→ **Exercise prompt**:
Make an exact transcription of the material, leaving out all images.

::: Given data

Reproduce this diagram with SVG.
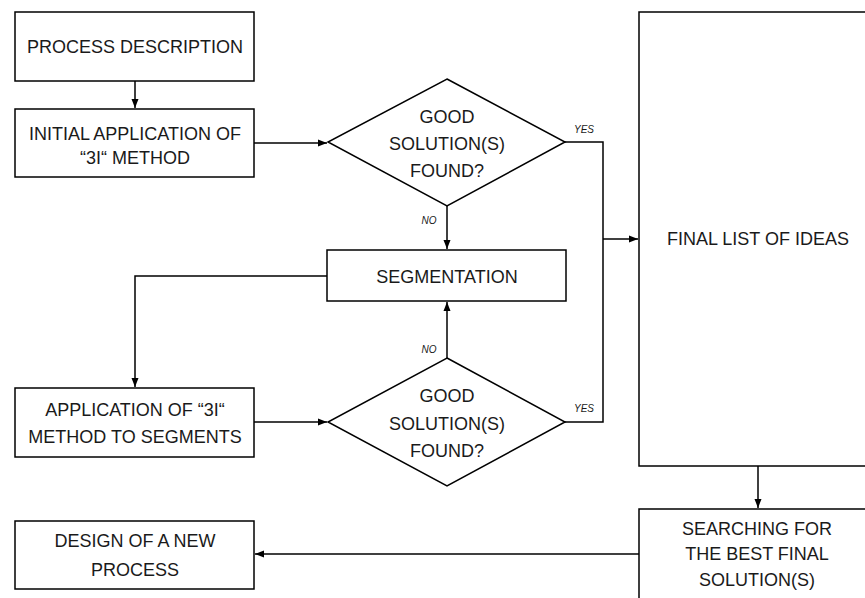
<svg xmlns="http://www.w3.org/2000/svg" width="865" height="598" viewBox="0 0 865 598">
<style>
.box{fill:#fff;stroke:#000;stroke-width:1.5}
.t{font-family:"Liberation Sans",Arial,sans-serif;font-size:18px;fill:#1a1a1a;text-anchor:middle}
.l{font-family:"Liberation Sans",Arial,sans-serif;font-size:10px;font-style:italic;fill:#1a1a1a;text-anchor:middle}
.c{fill:none;stroke:#000;stroke-width:1.5}
</style>
<defs>
<marker id="ah" markerWidth="10" markerHeight="8" refX="9" refY="4" orient="auto" markerUnits="userSpaceOnUse">
<path d="M0,0.5 L9,4 L0,7.5 Z" fill="#000"/>
</marker>
</defs>
<rect width="865" height="598" fill="#fff"/>
<g id="connectors">
<path class="c" d="M135,81 V108" marker-end="url(#ah)"/>
<path class="c" d="M254,143 H327" marker-end="url(#ah)"/>
<path class="c" d="M447,206 V249" marker-end="url(#ah)"/>
<path class="c" d="M565,142 H603 V422 H565"/>
<path class="c" d="M603,239 H638" marker-end="url(#ah)"/>
<path class="c" d="M327,276 H135 V387" marker-end="url(#ah)"/>
<path class="c" d="M254,422 H327" marker-end="url(#ah)"/>
<path class="c" d="M447,358 V302" marker-end="url(#ah)"/>
<path class="c" d="M758,466 V508" marker-end="url(#ah)"/>
<path class="c" d="M639,554 H255" marker-end="url(#ah)"/>
<text class="l" x="584" y="133">YES</text>
<text class="l" x="429" y="224">NO</text>
<text class="l" x="429" y="353">NO</text>
<text class="l" x="584" y="412">YES</text>
</g>
<g id="process-description">
<rect class="box" x="15" y="12" width="239" height="69"/>
<text class="t" x="135" y="53">PROCESS DESCRIPTION</text>
</g>
<g id="initial-application">
<rect class="box" x="15" y="109" width="239" height="68"/>
<text class="t" x="135" y="140">INITIAL APPLICATION OF</text>
<text class="t" x="135" y="164">“3I“ METHOD</text>
</g>
<g id="decision-1">
<polygon class="box" points="447,79 565,142 447,206 328,142"/>
<text class="t" x="447" y="123">GOOD</text>
<text class="t" x="447" y="150">SOLUTION(S)</text>
<text class="t" x="447" y="177">FOUND?</text>
</g>
<g id="segmentation">
<rect class="box" x="327" y="250" width="239" height="51"/>
<text class="t" x="447" y="283">SEGMENTATION</text>
</g>
<g id="application-segments">
<rect class="box" x="15" y="388" width="239" height="69"/>
<text class="t" x="135" y="416">APPLICATION OF “3I“</text>
<text class="t" x="135" y="443">METHOD TO SEGMENTS</text>
</g>
<g id="decision-2">
<polygon class="box" points="447,358 565,422 447,486 328,422"/>
<text class="t" x="447" y="402">GOOD</text>
<text class="t" x="447" y="430">SOLUTION(S)</text>
<text class="t" x="447" y="457">FOUND?</text>
</g>
<g id="final-list">
<rect class="box" x="639" y="12" width="240" height="454"/>
<text class="t" x="758" y="245">FINAL LIST OF IDEAS</text>
</g>
<g id="searching">
<rect class="box" x="639" y="509" width="240" height="100"/>
<text class="t" x="757" y="535">SEARCHING FOR</text>
<text class="t" x="757" y="560">THE BEST FINAL</text>
<text class="t" x="757" y="586">SOLUTION(S)</text>
</g>
<g id="design-new-process">
<rect class="box" x="15" y="521" width="239" height="68"/>
<text class="t" x="135" y="547">DESIGN OF A NEW</text>
<text class="t" x="135" y="576">PROCESS</text>
</g>
</svg>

::::::

→ **Right answer**:
Reproduce this diagram with SVG.
<svg xmlns="http://www.w3.org/2000/svg" width="865" height="598" viewBox="0 0 865 598">
<style>
.box{fill:#fff;stroke:#000;stroke-width:1.5}
.t{font-family:"Liberation Sans",Arial,sans-serif;font-size:18px;fill:#1a1a1a;text-anchor:middle}
.l{font-family:"Liberation Sans",Arial,sans-serif;font-size:10px;font-style:italic;fill:#1a1a1a;text-anchor:middle}
.c{fill:none;stroke:#000;stroke-width:1.5}
</style>
<defs>
<marker id="ah" markerWidth="10" markerHeight="8" refX="9" refY="4" orient="auto" markerUnits="userSpaceOnUse">
<path d="M0,0.5 L9,4 L0,7.5 Z" fill="#000"/>
</marker>
</defs>
<rect width="865" height="598" fill="#fff"/>
<g id="connectors">
<path class="c" d="M135,81 V108" marker-end="url(#ah)"/>
<path class="c" d="M254,143 H327" marker-end="url(#ah)"/>
<path class="c" d="M447,206 V249" marker-end="url(#ah)"/>
<path class="c" d="M565,142 H603 V422 H565"/>
<path class="c" d="M603,239 H638" marker-end="url(#ah)"/>
<path class="c" d="M327,276 H135 V387" marker-end="url(#ah)"/>
<path class="c" d="M254,422 H327" marker-end="url(#ah)"/>
<path class="c" d="M447,358 V302" marker-end="url(#ah)"/>
<path class="c" d="M758,466 V508" marker-end="url(#ah)"/>
<path class="c" d="M639,554 H255" marker-end="url(#ah)"/>
<text class="l" x="584" y="133">YES</text>
<text class="l" x="429" y="224">NO</text>
<text class="l" x="429" y="353">NO</text>
<text class="l" x="584" y="412">YES</text>
</g>
<g id="process-description">
<rect class="box" x="15" y="12" width="239" height="69"/>
<text class="t" x="135" y="53">PROCESS DESCRIPTION</text>
</g>
<g id="initial-application">
<rect class="box" x="15" y="109" width="239" height="68"/>
<text class="t" x="135" y="140">INITIAL APPLICATION OF</text>
<text class="t" x="135" y="164">“3I“ METHOD</text>
</g>
<g id="decision-1">
<polygon class="box" points="447,79 565,142 447,206 328,142"/>
<text class="t" x="447" y="123">GOOD</text>
<text class="t" x="447" y="150">SOLUTION(S)</text>
<text class="t" x="447" y="177">FOUND?</text>
</g>
<g id="segmentation">
<rect class="box" x="327" y="250" width="239" height="51"/>
<text class="t" x="447" y="283">SEGMENTATION</text>
</g>
<g id="application-segments">
<rect class="box" x="15" y="388" width="239" height="69"/>
<text class="t" x="135" y="416">APPLICATION OF “3I“</text>
<text class="t" x="135" y="443">METHOD TO SEGMENTS</text>
</g>
<g id="decision-2">
<polygon class="box" points="447,358 565,422 447,486 328,422"/>
<text class="t" x="447" y="402">GOOD</text>
<text class="t" x="447" y="430">SOLUTION(S)</text>
<text class="t" x="447" y="457">FOUND?</text>
</g>
<g id="final-list">
<rect class="box" x="639" y="12" width="240" height="454"/>
<text class="t" x="758" y="245">FINAL LIST OF IDEAS</text>
</g>
<g id="searching">
<rect class="box" x="639" y="509" width="240" height="100"/>
<text class="t" x="757" y="535">SEARCHING FOR</text>
<text class="t" x="757" y="560">THE BEST FINAL</text>
<text class="t" x="757" y="586">SOLUTION(S)</text>
</g>
<g id="design-new-process">
<rect class="box" x="15" y="521" width="239" height="68"/>
<text class="t" x="135" y="547">DESIGN OF A NEW</text>
<text class="t" x="135" y="576">PROCESS</text>
</g>
</svg>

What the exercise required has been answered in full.